→ WHAT IS BEING ASKED: Show all lines of the listing that hold the word "chart".

→ INFORMATION SHOWN:
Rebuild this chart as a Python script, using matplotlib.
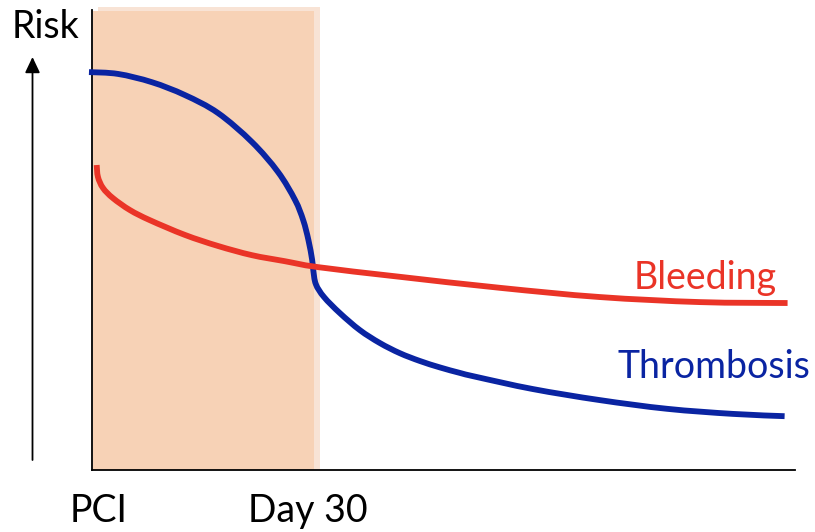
import matplotlib
matplotlib.use('Agg')
import matplotlib.pyplot as plt
import numpy as np
from matplotlib.patches import Rectangle, PathPatch
from matplotlib.path import Path

plt.rcParams['font.family'] = ['Lato', 'DejaVu Sans']

# risk curves after PCI (days, relative risk)
thromb_days = [-0.34, 3.57, 8.14, 12.58, 17.03, 21.6, 25.1, 27.4, 28.5, 29.2,
               29.7, 29.85, 30.2, 31.3, 33.44, 36.13, 38.82, 41.5, 44.2,
               46.9, 49.6, 51.9, 59.4, 68.4, 77.5, 86.3, 93.3]
thromb_risk = [86.5, 86.1, 84.3, 81.5, 77.6, 71.3, 64.8, 58.7, 54.3, 50.0,
               45.7, 43.5, 40.4, 37.6, 34.1, 30.4, 27.6, 25.4, 23.7,
               22.3, 21.1, 20.2, 17.6, 15.2, 13.3, 12.2, 11.7]

bleed_days = [0.7, 0.87, 1.55, 2.89, 5.18, 7.87, 12.58, 17.03, 21.6, 26.0,
              30.5, 41.5, 55.0, 68.4, 81.9, 93.7]
bleed_risk = [66.3, 63.7, 61.3, 59.1, 56.5, 54.3, 51.1, 48.7, 46.7, 45.4,
              44.1, 42.0, 39.6, 37.6, 36.5, 36.3]

dapt_end = 30
blue = '#0A24A2'
red = '#EA3427'


def smooth_path(xs, ys):
    # Catmull-Rom through the points, as cubic bezier segments
    p = np.column_stack([xs, ys]).astype(float)
    p = np.vstack([p[0], p, p[-1]])
    verts = [p[1]]
    codes = [Path.MOVETO]
    for i in range(1, len(p) - 2):
        c1 = p[i] + (p[i + 1] - p[i - 1]) / 6
        c2 = p[i + 1] - (p[i + 2] - p[i]) / 6
        verts += [c1, c2, p[i + 1]]
        codes += [Path.CURVE4] * 3
    return Path(verts, codes)


fig = plt.figure(figsize=(8.15, 5.32), dpi=100)
W, H = 815, 532
ax = fig.add_axes([91.5 / W, 62 / H, (795 - 91.5) / W, 460 / H])
ax.set_xlim(0, 94.7)
ax.set_ylim(0, 100)

# first month shaded
ax.add_patch(Rectangle((0.9, 0), dapt_end - 0.9 + 0.75, 100.65, color='#F8E3D5',
                       lw=0, clip_on=False, zorder=0))
ax.add_patch(Rectangle((0.15, 0), dapt_end - 0.15, 99.8, color='#F7D2B6',
                       lw=0, clip_on=False, zorder=0.5))

for xs, ys, c in [(thromb_days, thromb_risk, blue), (bleed_days, bleed_risk, red)]:
    ax.add_patch(PathPatch(smooth_path(xs, ys), fill=False, edgecolor=c,
                           lw=4.2, capstyle='butt', clip_on=False, zorder=3))

for s in ['top', 'right']:
    ax.spines[s].set_visible(False)
for s in ['left', 'bottom']:
    ax.spines[s].set_linewidth(1.3)
ax.set_xticks([])
ax.set_yticks([])

# risk arrow
ax.annotate('', xy=(32.5, H - 57), xytext=(32.5, H - 460),
            xycoords='figure pixels', textcoords='figure pixels',
            arrowprops=dict(arrowstyle='-|>,head_length=0.95,head_width=0.45',
                            mutation_scale=10, lw=1.3, color='black',
                            shrinkA=0, shrinkB=0))

fs = 27
fig.text(12 / W, 1 - 38 / H, 'Risk', fontsize=fs, va='baseline', ha='left')
fig.text(70 / W, 1 - 522 / H, 'PCI', fontsize=fs, va='baseline', ha='left')
fig.text(248 / W, 1 - 522 / H, 'Day 30', fontsize=fs, va='baseline', ha='left')
fig.text(777 / W, 1 - 289 / H, 'Bleeding', fontsize=fs, va='baseline',
         ha='right', color=red)
fig.text(810 / W, 1 - 378 / H, 'Thrombosis', fontsize=fs, va='baseline',
         ha='right', color=blue)

fig.savefig('out.png', dpi=100)
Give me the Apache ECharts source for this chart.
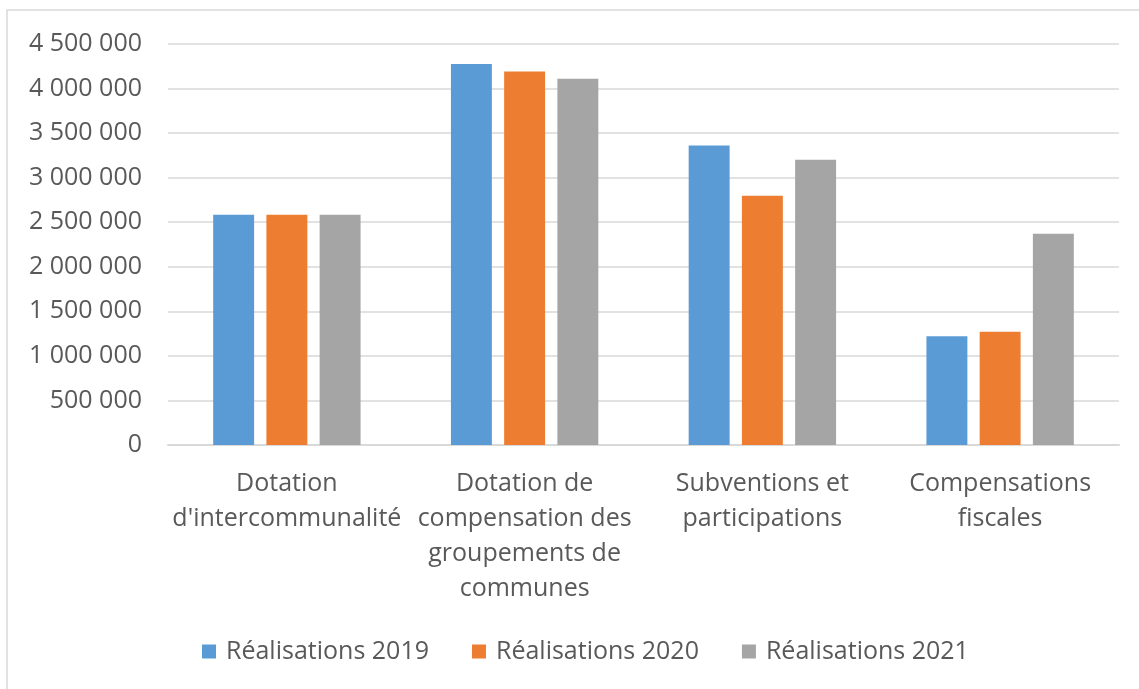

→ EXERCISE RESULT:
Rebuild this chart as a Python script, using matplotlib.
Give me the Apache ECharts source for this chart.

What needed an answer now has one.